### Exercise
Without the pictures, extract every line from the start of the material to the line containing "71, 44, 18]", both ends included.

[Begin]

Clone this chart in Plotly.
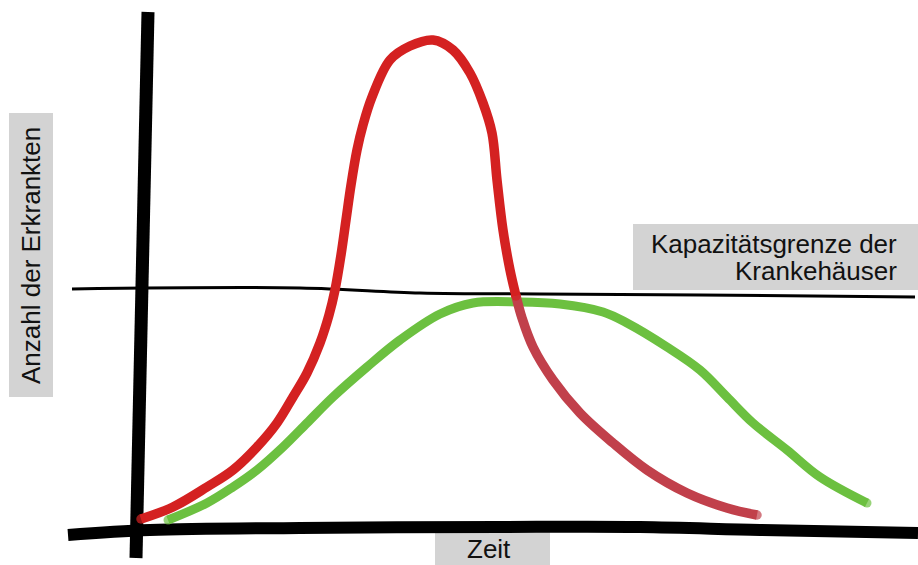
import plotly.graph_objects as go

W, H = 918, 565
# Origin of the sketch (where the curves start), in picture pixels
X0, Y0 = 143, 521

# ---- data (time units, patient counts) ----
red_up_time = [-2, 30, 64, 90, 114, 134, 150, 164, 177, 186, 192, 198, 203, 208, 214, 220, 229, 247, 267, 290, 310, 327, 340, 349, 354, 360, 367, 373]
red_up_count = [2, 14, 34, 51, 74, 98, 124, 148, 178, 206, 231, 266, 301, 336, 371, 396, 424, 461, 475, 481, 471, 448, 418, 388, 341, 291, 251, 225]

red_down_time = [373, 379, 390, 410, 437, 470, 504, 544, 584, 614]
red_down_count = [225, 203, 174, 141, 108, 78, 51, 28, 13, 6]

green_time = [25, 64, 90, 114, 140, 164, 190, 224, 257, 297, 330, 377, 417, 460, 484, 524, 557, 584, 610, 644, 677, 724]
green_count = [1, 18, 34, 51, 74, 98, 124, 154, 181, 207, 218, 219, 217, 209, 198, 174, 151, 124, 98, 71, 44, 18]

capacity_time = [-71, 157, 277, 397, 557, 772]
capacity_count = [232, 233, 228, 227, 226, 224]

xaxis_time = [-75, 7, 157, 357, 497, 617, 775]
xaxis_count = [-14, -9, -7, -6, -6, -9, -12]

yaxis_time = [5, -7]
yaxis_count = [509, -37]

label_capacity = ["Kapazitätsgrenze der", "Krankehäuser"]
label_y = "Anzahl der Erkrankten"
label_x = "Zeit"

RED = "#d42121"
RED_MUTED = "#c1404b"
GREEN = "#6cc040"
BOX = "#d3d3d3"
FONT = "Liberation Sans, Arial, Helvetica, sans-serif"


def caps(n, size):
    return [size] + [0] * (n - 2) + [size]


fig = go.Figure()

# hand-drawn axes
fig.add_trace(go.Scatter(x=yaxis_time, y=yaxis_count, mode="lines",
                         line=dict(color="black", width=13), hoverinfo="skip"))
fig.add_trace(go.Scatter(x=xaxis_time, y=xaxis_count, mode="lines", line_shape="spline",
                         line=dict(color="black", width=12), hoverinfo="skip"))

# capacity limit
fig.add_trace(go.Scatter(x=capacity_time, y=capacity_count, mode="lines", line_shape="spline",
                         line=dict(color="black", width=3), hoverinfo="skip"))

# green (flattened) curve
fig.add_trace(go.Scatter(x=green_time, y=green_count, mode="lines+markers", line_shape="spline",
                         line=dict(color=GREEN, width=9),
                         marker=dict(color=GREEN, size=caps(len(green_time), 9), line=dict(width=0)),
                         hoverinfo="skip"))

# red curve below capacity (descending part)
fig.add_trace(go.Scatter(x=red_down_time, y=red_down_count, mode="lines+markers", line_shape="spline",
                         line=dict(color=RED_MUTED, width=9.5),
                         marker=dict(color=RED_MUTED, size=caps(len(red_down_time), 9.5), line=dict(width=0)),
                         hoverinfo="skip"))

# red curve (peak)
fig.add_trace(go.Scatter(x=red_up_time, y=red_up_count, mode="lines+markers", line_shape="spline",
                         line=dict(color=RED, width=9.5),
                         marker=dict(color=RED, size=caps(len(red_up_time), 9.5), line=dict(width=0)),
                         hoverinfo="skip"))


def px(x):
    return x / W


def py(y):
    return 1 - y / H


shapes = [
    dict(type="rect", xref="paper", yref="paper", x0=px(633), x1=px(918), y0=py(290), y1=py(224),
         fillcolor=BOX, line=dict(width=0), layer="below"),
    dict(type="rect", xref="paper", yref="paper", x0=px(9), x1=px(53), y0=py(397), y1=py(113),
         fillcolor=BOX, line=dict(width=0), layer="below"),
    dict(type="rect", xref="paper", yref="paper", x0=px(435), x1=px(550), y0=py(565), y1=py(531),
         fillcolor=BOX, line=dict(width=0), layer="below"),
]

annotations = [
    dict(text=label_capacity[0], xref="paper", yref="paper", x=px(899), y=py(244),
         xanchor="right", yanchor="middle", showarrow=False, font=dict(family=FONT, size=26, color="#111")),
    dict(text=label_capacity[1], xref="paper", yref="paper", x=px(899), y=py(271),
         xanchor="right", yanchor="middle", showarrow=False, font=dict(family=FONT, size=26, color="#111")),
    dict(text=label_y, xref="paper", yref="paper", x=px(31), y=py(256), textangle=-90,
         xanchor="center", yanchor="middle", showarrow=False, font=dict(family=FONT, size=26, color="#111")),
    dict(text=label_x, xref="paper", yref="paper", x=px(489), y=py(549),
         xanchor="center", yanchor="middle", showarrow=False, font=dict(family=FONT, size=26, color="#111")),
]

fig.update_layout(
    width=W, height=H,
    margin=dict(l=0, r=0, t=0, b=0),
    paper_bgcolor="white", plot_bgcolor="white",
    showlegend=False,
    xaxis=dict(range=[-X0, W - X0], visible=False, fixedrange=True),
    yaxis=dict(range=[Y0 - H, Y0], visible=False, fixedrange=True),
    shapes=shapes,
    annotations=annotations,
)

fig.write_html("out.html", config=dict(displayModeBar=False),
               post_script="document.body.style.margin='0';document.body.style.overflow='hidden';")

[End]

### Expected output
Clone this chart in Plotly.
import plotly.graph_objects as go

W, H = 918, 565
# Origin of the sketch (where the curves start), in picture pixels
X0, Y0 = 143, 521

# ---- data (time units, patient counts) ----
red_up_time = [-2, 30, 64, 90, 114, 134, 150, 164, 177, 186, 192, 198, 203, 208, 214, 220, 229, 247, 267, 290, 310, 327, 340, 349, 354, 360, 367, 373]
red_up_count = [2, 14, 34, 51, 74, 98, 124, 148, 178, 206, 231, 266, 301, 336, 371, 396, 424, 461, 475, 481, 471, 448, 418, 388, 341, 291, 251, 225]

red_down_time = [373, 379, 390, 410, 437, 470, 504, 544, 584, 614]
red_down_count = [225, 203, 174, 141, 108, 78, 51, 28, 13, 6]

green_time = [25, 64, 90, 114, 140, 164, 190, 224, 257, 297, 330, 377, 417, 460, 484, 524, 557, 584, 610, 644, 677, 724]
green_count = [1, 18, 34, 51, 74, 98, 124, 154, 181, 207, 218, 219, 217, 209, 198, 174, 151, 124, 98, 71, 44, 18]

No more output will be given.